▶ TASK: Retype exactly what runs from the first line of the data to the line with "30, 35, 40];", keeping both of those lines and skipping pictures.
++++++++++++++++++++
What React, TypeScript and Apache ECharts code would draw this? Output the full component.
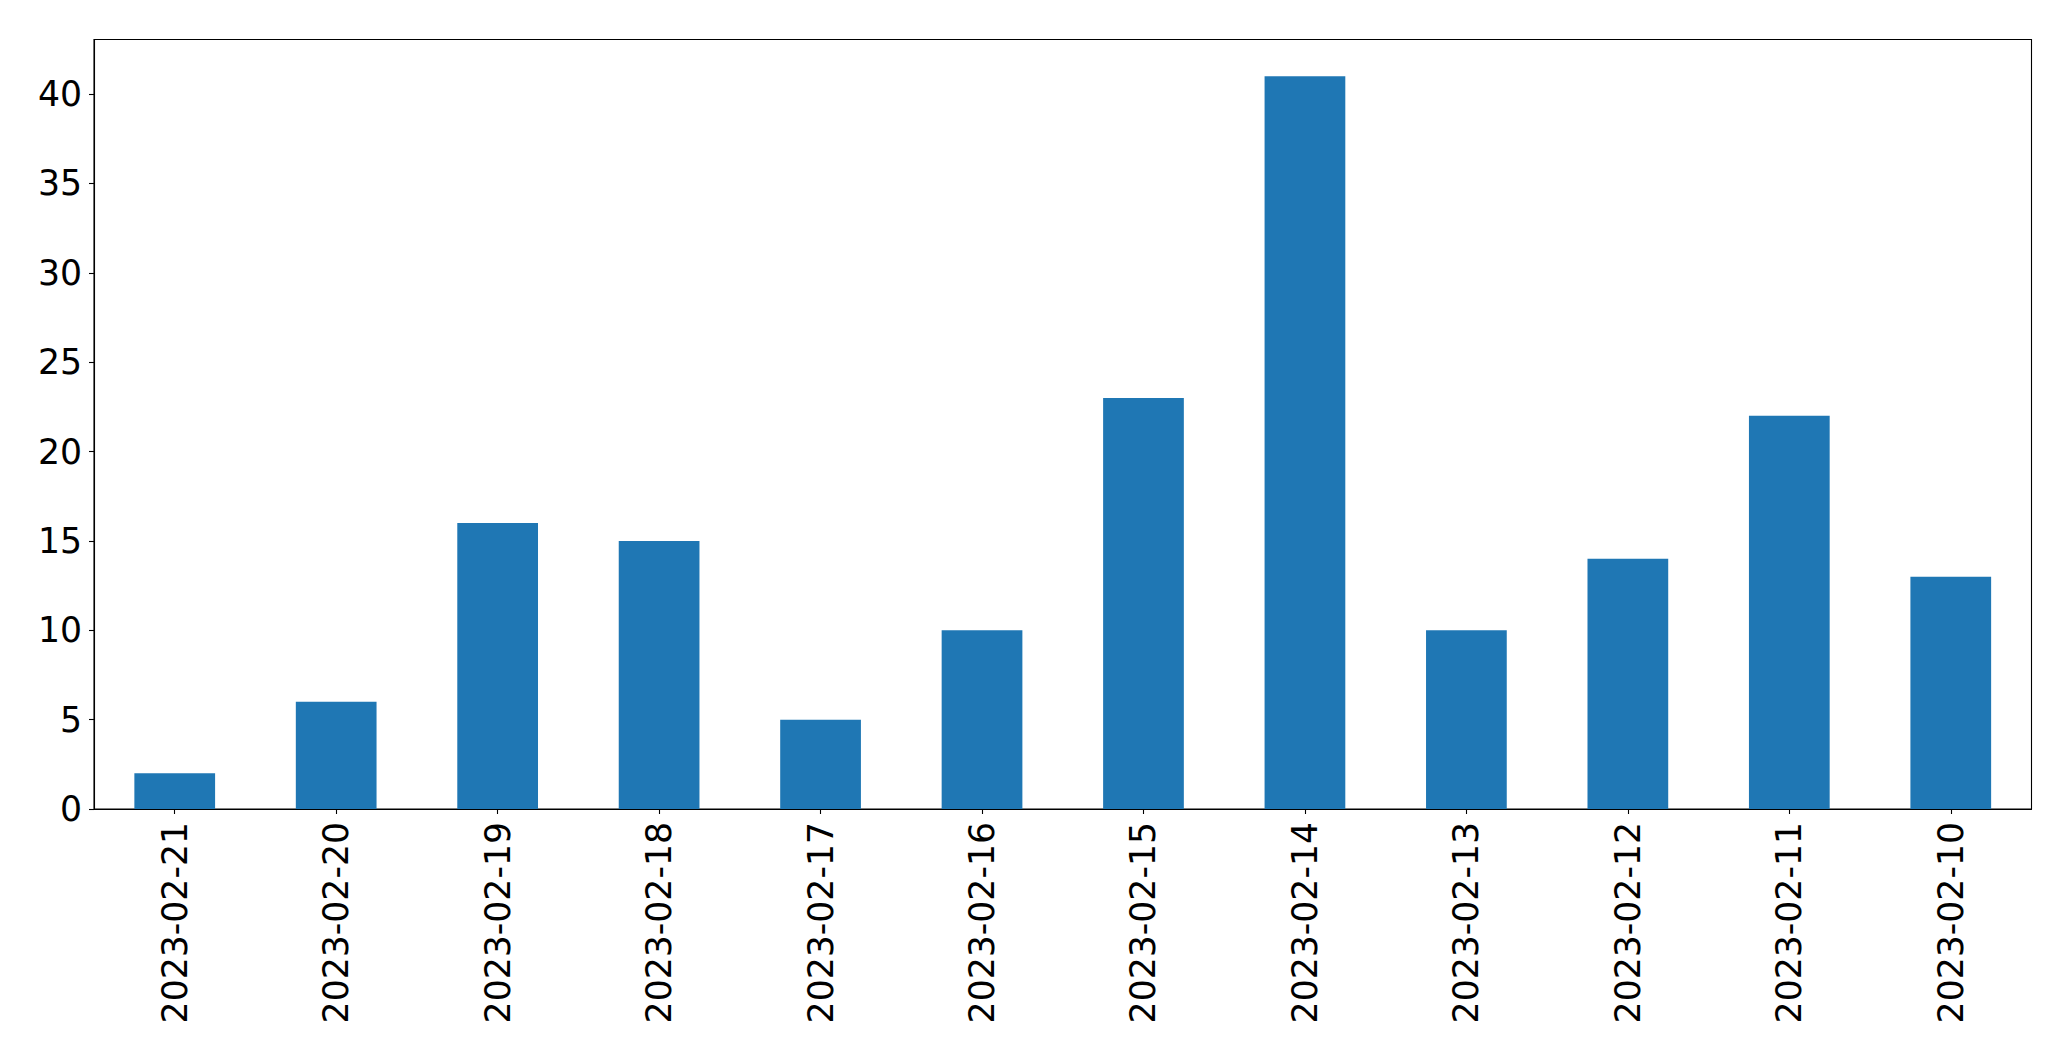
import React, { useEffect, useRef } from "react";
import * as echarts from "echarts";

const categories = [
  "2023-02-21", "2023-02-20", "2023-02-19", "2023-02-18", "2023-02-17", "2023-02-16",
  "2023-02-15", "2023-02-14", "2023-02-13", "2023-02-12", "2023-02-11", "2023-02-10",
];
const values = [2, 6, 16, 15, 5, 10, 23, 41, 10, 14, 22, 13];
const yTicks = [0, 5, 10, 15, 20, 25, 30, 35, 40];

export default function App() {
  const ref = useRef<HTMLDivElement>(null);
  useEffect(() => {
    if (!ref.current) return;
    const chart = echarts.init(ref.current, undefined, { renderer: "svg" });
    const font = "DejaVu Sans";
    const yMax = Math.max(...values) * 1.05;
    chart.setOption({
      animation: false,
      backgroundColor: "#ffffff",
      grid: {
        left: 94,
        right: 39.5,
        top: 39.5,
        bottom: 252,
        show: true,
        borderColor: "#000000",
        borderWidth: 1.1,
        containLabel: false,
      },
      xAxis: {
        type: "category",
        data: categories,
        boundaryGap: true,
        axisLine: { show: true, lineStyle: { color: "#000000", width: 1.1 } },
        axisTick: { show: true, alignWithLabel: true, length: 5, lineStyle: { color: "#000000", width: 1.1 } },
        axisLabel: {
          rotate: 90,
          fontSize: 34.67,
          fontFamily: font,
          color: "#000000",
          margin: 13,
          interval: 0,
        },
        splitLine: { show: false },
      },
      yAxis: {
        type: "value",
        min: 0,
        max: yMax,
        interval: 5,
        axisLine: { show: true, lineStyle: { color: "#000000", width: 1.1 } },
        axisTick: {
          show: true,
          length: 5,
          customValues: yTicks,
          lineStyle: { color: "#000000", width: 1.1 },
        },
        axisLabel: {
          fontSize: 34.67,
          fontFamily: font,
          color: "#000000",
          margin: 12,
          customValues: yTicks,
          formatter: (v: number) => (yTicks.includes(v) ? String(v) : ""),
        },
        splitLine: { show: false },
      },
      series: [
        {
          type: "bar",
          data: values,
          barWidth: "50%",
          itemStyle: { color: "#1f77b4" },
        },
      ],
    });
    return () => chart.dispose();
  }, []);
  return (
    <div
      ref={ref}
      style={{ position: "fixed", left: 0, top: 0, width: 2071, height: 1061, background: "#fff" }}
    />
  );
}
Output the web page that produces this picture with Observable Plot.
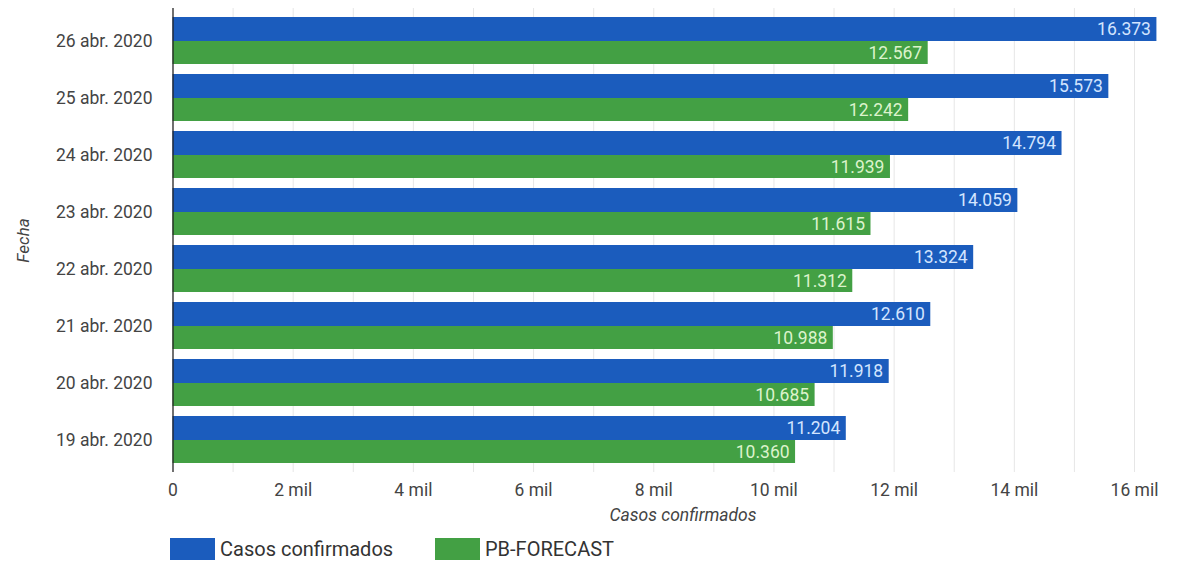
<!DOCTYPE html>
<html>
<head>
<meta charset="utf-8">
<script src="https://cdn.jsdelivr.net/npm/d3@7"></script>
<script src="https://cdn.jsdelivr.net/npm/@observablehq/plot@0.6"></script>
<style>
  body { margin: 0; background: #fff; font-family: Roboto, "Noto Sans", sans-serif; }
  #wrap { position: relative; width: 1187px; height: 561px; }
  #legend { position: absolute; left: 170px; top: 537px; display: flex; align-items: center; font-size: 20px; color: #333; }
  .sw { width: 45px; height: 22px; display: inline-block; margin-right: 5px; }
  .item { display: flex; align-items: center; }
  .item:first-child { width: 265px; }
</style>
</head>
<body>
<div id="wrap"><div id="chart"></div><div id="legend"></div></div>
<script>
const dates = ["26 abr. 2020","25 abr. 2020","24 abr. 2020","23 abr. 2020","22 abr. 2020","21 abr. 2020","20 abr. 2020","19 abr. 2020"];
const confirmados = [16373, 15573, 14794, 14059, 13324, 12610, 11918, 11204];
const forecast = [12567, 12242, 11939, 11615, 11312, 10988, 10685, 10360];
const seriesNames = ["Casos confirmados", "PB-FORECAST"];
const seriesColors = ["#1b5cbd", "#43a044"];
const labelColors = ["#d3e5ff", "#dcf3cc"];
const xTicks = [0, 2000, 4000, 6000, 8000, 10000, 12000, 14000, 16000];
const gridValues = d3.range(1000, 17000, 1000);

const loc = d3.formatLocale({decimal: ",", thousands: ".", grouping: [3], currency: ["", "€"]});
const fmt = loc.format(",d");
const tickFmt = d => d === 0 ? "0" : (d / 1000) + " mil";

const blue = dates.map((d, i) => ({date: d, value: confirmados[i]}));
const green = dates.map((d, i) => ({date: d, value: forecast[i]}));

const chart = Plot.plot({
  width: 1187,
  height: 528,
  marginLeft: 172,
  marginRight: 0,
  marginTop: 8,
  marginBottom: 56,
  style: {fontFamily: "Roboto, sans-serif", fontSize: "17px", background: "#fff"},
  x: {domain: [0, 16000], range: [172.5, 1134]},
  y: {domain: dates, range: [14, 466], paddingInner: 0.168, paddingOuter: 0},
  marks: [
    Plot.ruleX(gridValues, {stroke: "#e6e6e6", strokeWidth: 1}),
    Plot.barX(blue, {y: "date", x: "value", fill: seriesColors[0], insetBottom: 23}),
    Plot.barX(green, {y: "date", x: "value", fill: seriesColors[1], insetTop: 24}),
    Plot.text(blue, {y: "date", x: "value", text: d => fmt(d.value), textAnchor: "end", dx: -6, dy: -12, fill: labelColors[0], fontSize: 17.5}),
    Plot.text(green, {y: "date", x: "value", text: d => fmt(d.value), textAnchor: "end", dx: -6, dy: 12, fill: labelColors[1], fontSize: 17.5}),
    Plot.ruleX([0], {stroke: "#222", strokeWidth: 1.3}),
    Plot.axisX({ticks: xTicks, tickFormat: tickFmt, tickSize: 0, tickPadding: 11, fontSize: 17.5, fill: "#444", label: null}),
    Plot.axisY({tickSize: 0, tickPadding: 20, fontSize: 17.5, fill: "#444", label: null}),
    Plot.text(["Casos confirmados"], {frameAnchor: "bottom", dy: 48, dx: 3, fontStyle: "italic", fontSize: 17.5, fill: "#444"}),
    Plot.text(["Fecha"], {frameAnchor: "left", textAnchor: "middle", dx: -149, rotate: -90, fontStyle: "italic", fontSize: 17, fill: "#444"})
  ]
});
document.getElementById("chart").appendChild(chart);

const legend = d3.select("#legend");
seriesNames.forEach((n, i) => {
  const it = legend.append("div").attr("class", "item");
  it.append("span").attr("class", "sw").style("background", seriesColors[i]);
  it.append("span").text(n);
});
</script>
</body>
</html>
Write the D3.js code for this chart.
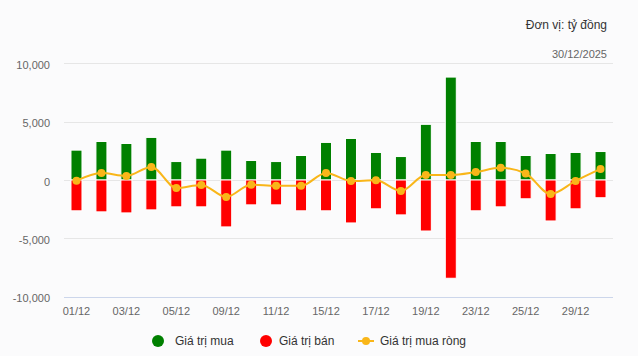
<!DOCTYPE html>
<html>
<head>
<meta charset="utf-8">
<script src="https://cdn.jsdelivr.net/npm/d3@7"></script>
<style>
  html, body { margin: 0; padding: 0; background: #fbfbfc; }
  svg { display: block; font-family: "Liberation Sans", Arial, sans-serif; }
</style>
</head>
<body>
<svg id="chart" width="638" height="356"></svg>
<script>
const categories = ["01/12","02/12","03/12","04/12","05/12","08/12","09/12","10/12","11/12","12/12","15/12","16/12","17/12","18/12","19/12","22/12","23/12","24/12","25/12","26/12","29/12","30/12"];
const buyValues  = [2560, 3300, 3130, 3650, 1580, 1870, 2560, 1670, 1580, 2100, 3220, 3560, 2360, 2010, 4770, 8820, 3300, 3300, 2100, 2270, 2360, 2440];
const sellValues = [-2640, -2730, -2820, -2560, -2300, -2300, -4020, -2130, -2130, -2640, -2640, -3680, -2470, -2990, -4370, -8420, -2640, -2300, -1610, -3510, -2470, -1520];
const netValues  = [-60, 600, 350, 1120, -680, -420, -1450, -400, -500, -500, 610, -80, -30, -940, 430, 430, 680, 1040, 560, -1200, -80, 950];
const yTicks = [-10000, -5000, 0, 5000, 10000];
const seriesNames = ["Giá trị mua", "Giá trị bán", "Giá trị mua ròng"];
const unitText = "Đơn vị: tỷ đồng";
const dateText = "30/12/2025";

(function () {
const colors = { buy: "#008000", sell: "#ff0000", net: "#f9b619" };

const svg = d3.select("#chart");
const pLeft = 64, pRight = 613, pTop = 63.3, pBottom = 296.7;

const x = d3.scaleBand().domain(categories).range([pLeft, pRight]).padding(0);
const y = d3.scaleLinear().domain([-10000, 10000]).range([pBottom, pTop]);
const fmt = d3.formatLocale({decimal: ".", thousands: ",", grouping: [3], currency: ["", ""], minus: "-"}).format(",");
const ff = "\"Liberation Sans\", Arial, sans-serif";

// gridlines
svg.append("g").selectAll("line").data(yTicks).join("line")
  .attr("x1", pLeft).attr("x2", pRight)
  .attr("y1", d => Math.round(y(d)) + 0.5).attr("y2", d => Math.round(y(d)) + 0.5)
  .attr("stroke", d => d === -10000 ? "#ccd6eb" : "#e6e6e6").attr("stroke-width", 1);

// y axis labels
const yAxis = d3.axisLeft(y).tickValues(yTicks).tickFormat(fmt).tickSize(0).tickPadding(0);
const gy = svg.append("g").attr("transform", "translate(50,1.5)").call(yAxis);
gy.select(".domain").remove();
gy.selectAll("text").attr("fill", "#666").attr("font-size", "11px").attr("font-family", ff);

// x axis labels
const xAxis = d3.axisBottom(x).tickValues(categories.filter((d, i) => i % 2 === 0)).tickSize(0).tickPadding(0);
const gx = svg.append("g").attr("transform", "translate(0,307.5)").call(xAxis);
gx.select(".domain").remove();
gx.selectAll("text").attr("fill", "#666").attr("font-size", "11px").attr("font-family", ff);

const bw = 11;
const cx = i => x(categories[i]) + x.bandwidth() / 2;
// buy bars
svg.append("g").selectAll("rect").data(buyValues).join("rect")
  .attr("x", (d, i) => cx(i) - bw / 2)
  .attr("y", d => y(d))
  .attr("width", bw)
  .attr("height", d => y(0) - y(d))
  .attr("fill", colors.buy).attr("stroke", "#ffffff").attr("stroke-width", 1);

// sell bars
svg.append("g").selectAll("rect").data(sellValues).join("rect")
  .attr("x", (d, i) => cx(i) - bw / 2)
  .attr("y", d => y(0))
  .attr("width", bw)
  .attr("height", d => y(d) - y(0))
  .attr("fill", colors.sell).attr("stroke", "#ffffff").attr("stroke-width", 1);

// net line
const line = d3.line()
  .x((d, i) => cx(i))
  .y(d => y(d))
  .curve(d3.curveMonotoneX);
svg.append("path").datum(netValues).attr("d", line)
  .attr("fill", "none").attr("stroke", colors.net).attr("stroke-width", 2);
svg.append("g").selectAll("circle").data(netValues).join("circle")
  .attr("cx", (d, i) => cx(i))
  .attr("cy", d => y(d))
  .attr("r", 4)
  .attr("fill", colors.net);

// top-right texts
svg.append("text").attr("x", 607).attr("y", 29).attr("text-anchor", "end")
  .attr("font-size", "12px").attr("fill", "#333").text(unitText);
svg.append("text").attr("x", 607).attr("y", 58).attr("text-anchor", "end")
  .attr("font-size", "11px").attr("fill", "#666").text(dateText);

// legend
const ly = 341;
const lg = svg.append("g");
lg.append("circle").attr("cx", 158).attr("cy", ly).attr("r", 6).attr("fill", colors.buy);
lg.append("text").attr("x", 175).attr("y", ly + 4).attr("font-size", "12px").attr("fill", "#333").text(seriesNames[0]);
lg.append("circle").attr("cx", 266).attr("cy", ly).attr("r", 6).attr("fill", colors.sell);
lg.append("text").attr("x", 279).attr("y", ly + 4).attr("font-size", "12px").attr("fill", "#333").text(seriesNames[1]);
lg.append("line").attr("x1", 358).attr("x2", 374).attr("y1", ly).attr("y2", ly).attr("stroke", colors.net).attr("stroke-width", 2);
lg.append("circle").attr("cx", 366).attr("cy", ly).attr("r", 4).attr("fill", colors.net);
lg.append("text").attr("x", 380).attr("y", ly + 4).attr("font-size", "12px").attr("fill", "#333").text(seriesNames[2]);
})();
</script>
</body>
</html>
++++++++++++++++++++
▶ EXPECTED OUTPUT:
What React, TypeScript and Apache ECharts code would draw this? Output the full component.
import React, { useEffect, useRef } from "react";
import * as echarts from "echarts";

const categories = [
  "2023-02-21", "2023-02-20", "2023-02-19", "2023-02-18", "2023-02-17", "2023-02-16",
  "2023-02-15", "2023-02-14", "2023-02-13", "2023-02-12", "2023-02-11", "2023-02-10",
];
const values = [2, 6, 16, 15, 5, 10, 23, 41, 10, 14, 22, 13];
const yTicks = [0, 5, 10, 15, 20, 25, 30, 35, 40];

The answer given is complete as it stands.